Naturally none of this guff is taken at all seriously, the plot functioning as a vehicle for a series of brilliantly written songs, top jokes and decent enough action sequences. There's a Simpsons-esque devotion to ramming as many jokes in as the film can take without collapsing under its own weight. The jokes range from simple (but well-executed) slapstick to cutaway parodies of Ingmar Bergman, or split second appearances from celebrities ranging from Lady Gaga to Russell Tovey.

I know Kermit's director costume is a reference to somebody.. but who?
Going in I had my misgivings - primarily Ricky Gervais-based. Though I enjoy The Office I find pretty much everything he's done since annoyingly ingratiating. There's only so much infuriatingly smug "isn't this silly" mugging to the camera I can take. That all said I've got to admit that Gervais is damn good here, fitting snugly into the Muppets universe and, by and large, taking his character as seriously as he needs to.  In musical terms the showstopper is the excellent I'm Number One, a duet between Gervais and the evil Constantine, a beautifully constructed piece of musical cinema between man and muppet.

Similarly excellent is Tina Fey as the buttoned up Russian prison guard with a secret soft spot for Kermit. Though stern, domineering and faintly scary she's somehow loveable, managing to make her admiraiton and growing infatuation for a felt frog puppet weirdly believable.  Also (and I hesitate to mention this), Fey looks totally bombin' in the vaguely Soviet uniform she wears, the outfit pushing hidden buttons hitherto unknown in my psychology.

But good though the human characters are, this is very much the Muppet's movie. Kermit, Miss Piggy, Gonzo and the rest all getting their individual moments in the spotlight - and it's their emotional development that anchors the film.  It's a testament to the skills of Jim Henson that it's so easily to get wrapped up in his idiosyncratic universe, instinctively buying into the love between a pig and a frog and really, genuinely caring about these Muppets staying together.

Damn that uniform is fine.
While the classic Muppets are all well-served, the villainous newcomer Constantine is a highlight. I think he's simply a Kermit puppet with a mole on one cheek, but whoever's got his hand stuck up his arse does a great job of making him physically distinctive from Kermit. Constantine scowls, curls his lip in disgust and generally evils it up throughout the film - all conveyed through a slightly different way the puppeteer moves his hand. He's deftly, quickly and humorously drawn - simultaneously laughable, an obvious threat and makes the idea of "the most dangerous frog in the world" strangely plausible.

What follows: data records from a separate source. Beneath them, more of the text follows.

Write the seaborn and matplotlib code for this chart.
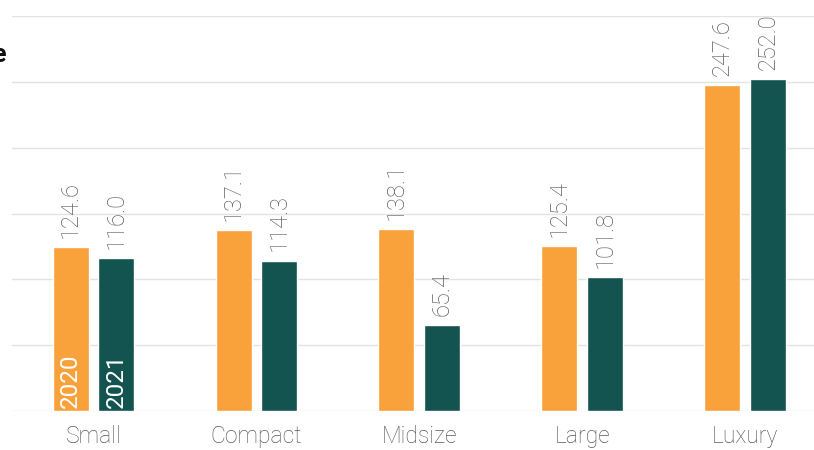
import pandas as pd
import numpy as np
import matplotlib.pyplot as plt
import seaborn as sns

categories = ["Small", "Compact", "Midsize", "Large", "Luxury"]
years = ["2020", "2021"]
values_2020 = [124.6, 137.1, 138.1, 125.4, 247.6]
values_2021 = [116.0, 114.3, 65.4, 101.8, 252.0]
colors = ["#F9A23B", "#135450"]

df = pd.DataFrame({
    "category": categories * 2,
    "year": [years[0]] * 5 + [years[1]] * 5,
    "value": values_2020 + values_2021,
})

sns.set_style("white")
plt.rcParams['font.family'] = ['Roboto', 'DejaVu Sans']

fig = plt.figure(figsize=(8.14, 4.5), dpi=100)
ax = fig.add_axes([12 / 814, 39 / 450, 802 / 814, 395 / 450])

sns.barplot(data=df, x="category", y="value", hue="year", palette=colors,
            width=0.56, gap=0.21, saturation=1, legend=False, ax=ax, zorder=3)

ax.set_ylim(0, 300)
ax.set_xlim(-0.5, 4.5 - 12.5 / 163)
ax.set_yticks(np.arange(0, 301, 50))
ax.set_yticklabels([])
ax.grid(axis="y", color="#e3e3e3", lw=1, zorder=0)
for s in ax.spines.values():
    s.set_visible(False)
ax.tick_params(axis="both", length=0)
ax.tick_params(axis="x", labelsize=16.5, labelcolor="#5a5a5a", pad=10)
for lab in ax.get_xticklabels():
    lab.set_fontweight("light")
ax.set_xlabel("")
ax.set_ylabel("")

off = 0.14
for i, (a, b) in enumerate(zip(values_2020, values_2021)):
    for dx, v in ((-off, a), (off, b)):
        ax.text(i + dx, v + 7, f"{v:.1f}", rotation=90, ha="center", va="bottom",
                fontsize=17, color="#5f5f5f", fontweight="light", clip_on=False)

for dx, y in ((-off, years[0]), (off, years[1])):
    ax.text(dx, 2, y, rotation=90, ha="center", va="bottom", fontsize=17.5,
            color="white", fontweight="normal", zorder=5)

fig.text(6 / 814, 1 - 55 / 450, "e", ha="right", va="center", fontsize=18,
         fontweight="bold", color="#111111")

fig.savefig("out.png", dpi=100)
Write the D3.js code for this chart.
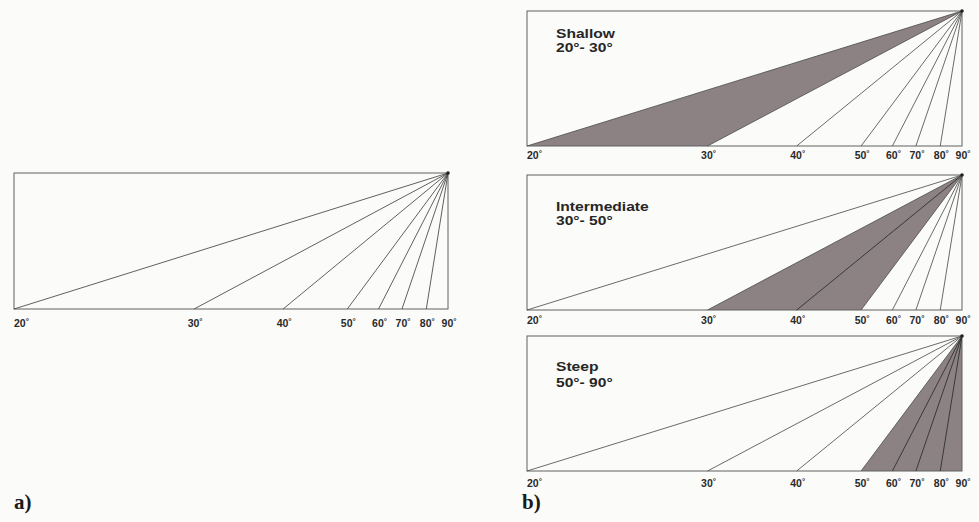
<!DOCTYPE html>
<html><head><meta charset="utf-8">
<script src="https://cdn.jsdelivr.net/npm/d3@7"></script>
<style>
html,body{margin:0;padding:0;background:#fbfbf9;}
svg{display:block;}
</style></head>
<body>
<svg id="chart" width="979" height="522"></svg>
<script>
// Dip angle categories (degrees) drawn as rays from the top-right apex
const angles = [20, 30, 40, 50, 60, 70, 80, 90];
// Horizontal run of each ray at the base, as a fraction of panel width
const runs = [1.0, 0.585, 0.38, 0.232, 0.16, 0.106, 0.05, 0.0];
const tickLabels = ["20", "30", "40", "50", "60", "70", "80", "90"];
// Slope classes shown in panel b
const classNames = ["Shallow", "Intermediate", "Steep"];
const classRanges = ["20°- 30°", "30°- 50°", "50°- 90°"];
const classLow = [20, 30, 50];
const classHigh = [30, 50, 90];
const panelLetters = ["a)", "b)"];

const svg = d3.select("#chart");
const panels = [
  {x0: 14, x1: 448, y0: 173, y1: 309, lab: 18, cls: null},
  {x0: 527, x1: 962, y0: 11, y1: 146, lab: 13, cls: 0, t1: 27, t2: 41.5},
  {x0: 527, x1: 962, y0: 175, y1: 310, lab: 14, cls: 1, t1: 36, t2: 50.5},
  {x0: 527, x1: 962, y0: 336, y1: 471, lab: 16, cls: 2, t1: 35, t2: 51}
];
const fillCol = "#8c8284";

panels.forEach(p => {
  const x = d3.scaleLinear().domain([1, 0]).range([p.x0, p.x1]);
  const y = d3.scaleLinear().domain([0, 1]).range([p.y1, p.y0]);
  const g = svg.append("g");
  const apex = [x(0), y(1)];
  const pts = angles.map((a, i) => ({a, i, bx: x(runs[i]), by: y(0)}));

  if (p.cls !== null) {
    const lo = angles.indexOf(classLow[p.cls]);
    const hi = angles.indexOf(classHigh[p.cls]);
    const poly = [apex, [pts[lo].bx, pts[lo].by], [pts[hi].bx, pts[hi].by]];
    g.append("path")
      .attr("d", d3.line()(poly) + "Z")
      .attr("fill", fillCol).attr("stroke", "none");
  }
  g.append("rect")
    .attr("x", x(1)).attr("y", y(1))
    .attr("width", x(0) - x(1)).attr("height", y(0) - y(1))
    .attr("fill", "none").attr("stroke", "#606060").attr("stroke-width", 1);
  g.selectAll("line.ray").data(pts.filter(d => d.a !== 90)).join("line")
    .attr("class", "ray")
    .attr("x1", apex[0]).attr("y1", apex[1])
    .attr("x2", d => d.bx).attr("y2", d => d.by)
    .attr("stroke", d => {
      if (p.cls === null) return "#454545";
      const inside = d.a > classLow[p.cls] && d.a < classHigh[p.cls];
      return inside ? "#2a2a2a" : "#505050";
    })
    .attr("stroke-width", 0.85);
  g.append("circle").attr("cx", apex[0]).attr("cy", apex[1]).attr("r", 1.8).attr("fill", "#222");

  const tk = g.selectAll("text.tick").data(pts).join("text")
    .attr("class", "tick")
    .attr("x", d => d.i === 0 ? d.bx : d.bx + 1)
    .attr("y", d => d.by + p.lab)
    .attr("text-anchor", d => d.i === 0 ? "start" : "middle")
    .attr("font-family", "'Liberation Sans', Arial, sans-serif")
    .attr("font-weight", "bold")
    .attr("font-size", 10.5)
    .attr("fill", "#2a2a2a");
  tk.append("tspan").text(d => tickLabels[d.i]);
  tk.append("tspan").attr("font-size", 8).attr("dy", -3).text("°");

  if (p.cls !== null) {
    const t = g.append("text")
      .attr("font-family", "'Liberation Sans', Arial, sans-serif")
      .attr("font-weight", "bold")
      .attr("font-size", 13)
      .attr("fill", "#262626")
      .attr("transform", `translate(${p.x0 + 29},${p.y0}) scale(1.2,1)`);
    t.append("tspan").attr("x", 0).attr("y", p.t1).text(classNames[p.cls]);
    t.append("tspan").attr("x", 0).attr("y", p.t2).text(classRanges[p.cls]);
  }
});

svg.selectAll("text.letter").data(panelLetters).join("text")
  .attr("class", "letter")
  .attr("x", (d, i) => i === 0 ? 14 : 522)
  .attr("y", 509)
  .attr("font-family", "'Liberation Serif', 'Times New Roman', serif")
  .attr("font-weight", "bold")
  .attr("font-size", 21)
  .attr("fill", "#1a1a1a")
  .text(d => d);
</script>
</body></html>
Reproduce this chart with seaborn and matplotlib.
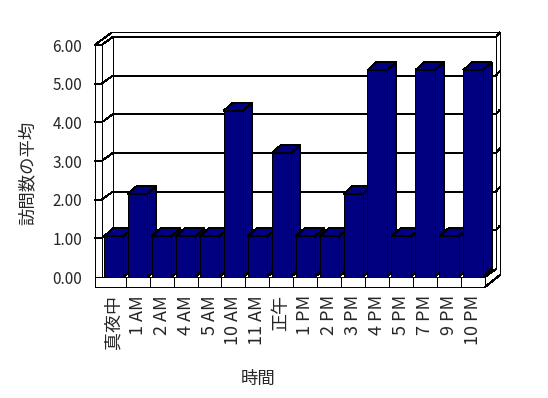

And now onto the geopolitics of the film.  Obviously.  During the gulag scenes (which take up a sizeable portion of the film) it's easy to let your mind wander to the letters written by Nadezhda Tolokonnikova of Pussy Riot about her experiences inside a Siberian prison camp.  While these scenes are lighthearted there's a kernel of accuracy to them, and though there's (probably) less impromptu dance numbers and comedy slapstick inside a real gulag, the casual sadism that Kermit endures probably isn't a million miles from reality.

Kermit & co in the gulag.
These sequences are intercut with images of London, the glittering buildings of the City carefully framed in the background of shots.  Bobin dissolves from one to the other in such a mannered way, that, as loopy as this sounds, I began to suspect he was drawing a pointed connection between the opulence of London and the human rights abuses of modern Russia. After all, it's the City that launders Putin's crony's money - even seeking exemption from current economic sanctions.  The main plot is Russian criminals seeking to seize the symbolic heart of the British nation! Am I reading too much into this?  Is Muppets Most Wanted really an subtle indictment of Putin's Russia?  Ordinarily I'd think not, but then I remember the last Muppets movie was pilloried in the right-wing media for criticising the oil industry and I wonder...

Vladimir Putin aside, Muppets Most Wanted is really really good (whether you buy the geopolitical allegory or not).  You can't really go wrong with this one. Great gags, great songs, great Muppets.